Others criticized her efforts as having a chilling effect on immigration that was at the time beneficial to parts of the South experiencing labor shortages. To these critics in one Louisiana newspaper she responded, "One thing which I am compelled to fight against is the fact that few persons yet realize my motive and purpose. With proper support I believe I can completely wipe out peonage in the south within the next year." Quackenbos believed that immigration would actually increase if the conditions for the workers in the South were improved.

=="Mrs. Sherlock Holmes"==
Later in her career Quackenbos, now better known by the name Mrs. Grace Humiston, was given the moniker "Mrs. Sherlock Holmes" after solving the disappearance of 18-year-old Ruth Cruger.

Cruger disappeared on February 13, 1917. The police investigated, but the case went cold quickly. Press coverage of the case was intense, as Cruger was the daughter of a well-to-do family, her father being a public accountant. Her disappearance became wrapped up in national concerns about white slavery that were sweeping the country at the time. Suspecting the police had not fully investigated his daughter's disappearance, Henry Cruger posted a $1,000 reward and hired Humiston to investigate. She took the case pro bono, and after interviewing several Harlem residents and deciphering a blurred message on a blotter, Humiston determined to search the basement of suspect Alfredo Cocchi.
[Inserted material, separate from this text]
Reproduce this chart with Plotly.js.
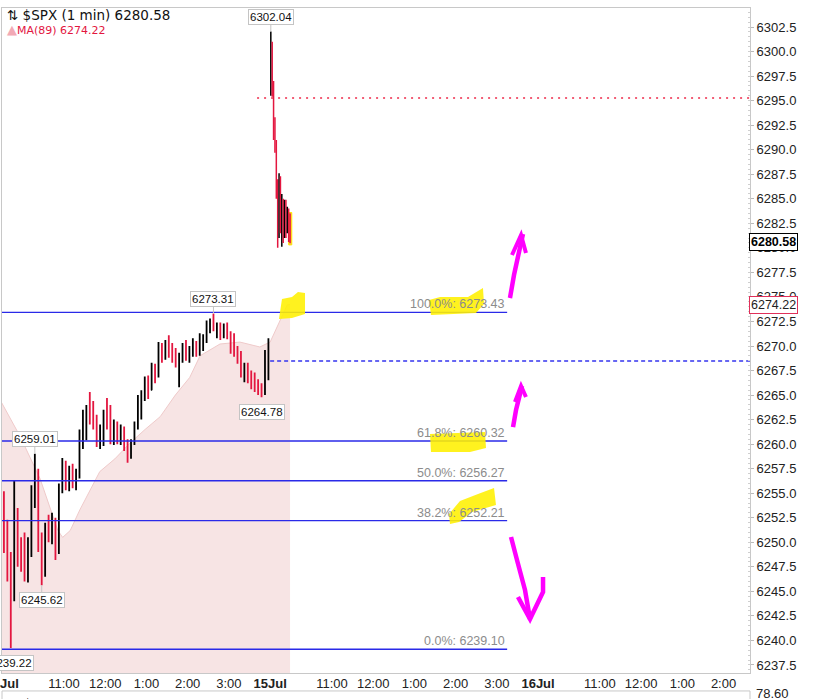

There Humiston found the body of Ruth Cruger.

Cruger then accused the NYPD of negligence, and a subsequent investigation revealed that there had been a longstanding kickback scheme between Cocchi and the local police. Because of the case and the resulting public criticism, Humiston was named a special investigator to the New York City Police Department, charged with tracing missing girls, in July 1917.

As a result of the case Humiston incorporated the Morality League of America, an organization that was founded to gather and disseminate facts which will impress the public with the dangers to women and girls throughout the United States...and to investigate and report to the authorities for prosecution complaints regarding immoral conditions which may exist throughout New York and the United States and urge the passage of legislation necessary to promote the purposes of the organization.

Cocchi was arrested in Bologna, Italy, and sentenced to 27 years in prison.

==Personal life==
Quackenbos Humiston was married twice, the first time to Major Henry Forrest Quackenbos in New York City on June 5, 1895. Her second marriage was to Howard Donald Humiston in Lima, Peru, on June 8, 1911.

Mary Grace Humiston died in 1948 at the age of 77, in French Hospital in New York City. During the time leading up to her death she lived at the Vanderbilt Hotel. She is buried in Woodlawn Cemetery in The Bronx, New York City.

==Depiction in media==
In the season 2 episode "Mrs. Sherlock Holmes" of Timeless, Sarah Sokolovic portrays Grace.

The podcast Criminal produced an episode, "Mrs. Sherlock Holmes," about Grace and her work on the Ruth Cruger case.

The podcast Tenfold More Wicked Presents Wicked Words produced an episode, "Brad Ricca: Mrs. Sherlock Holmes," about Ricca's book detailing the events of the Ruth Cruger case. The episode was released on June 13, 2022.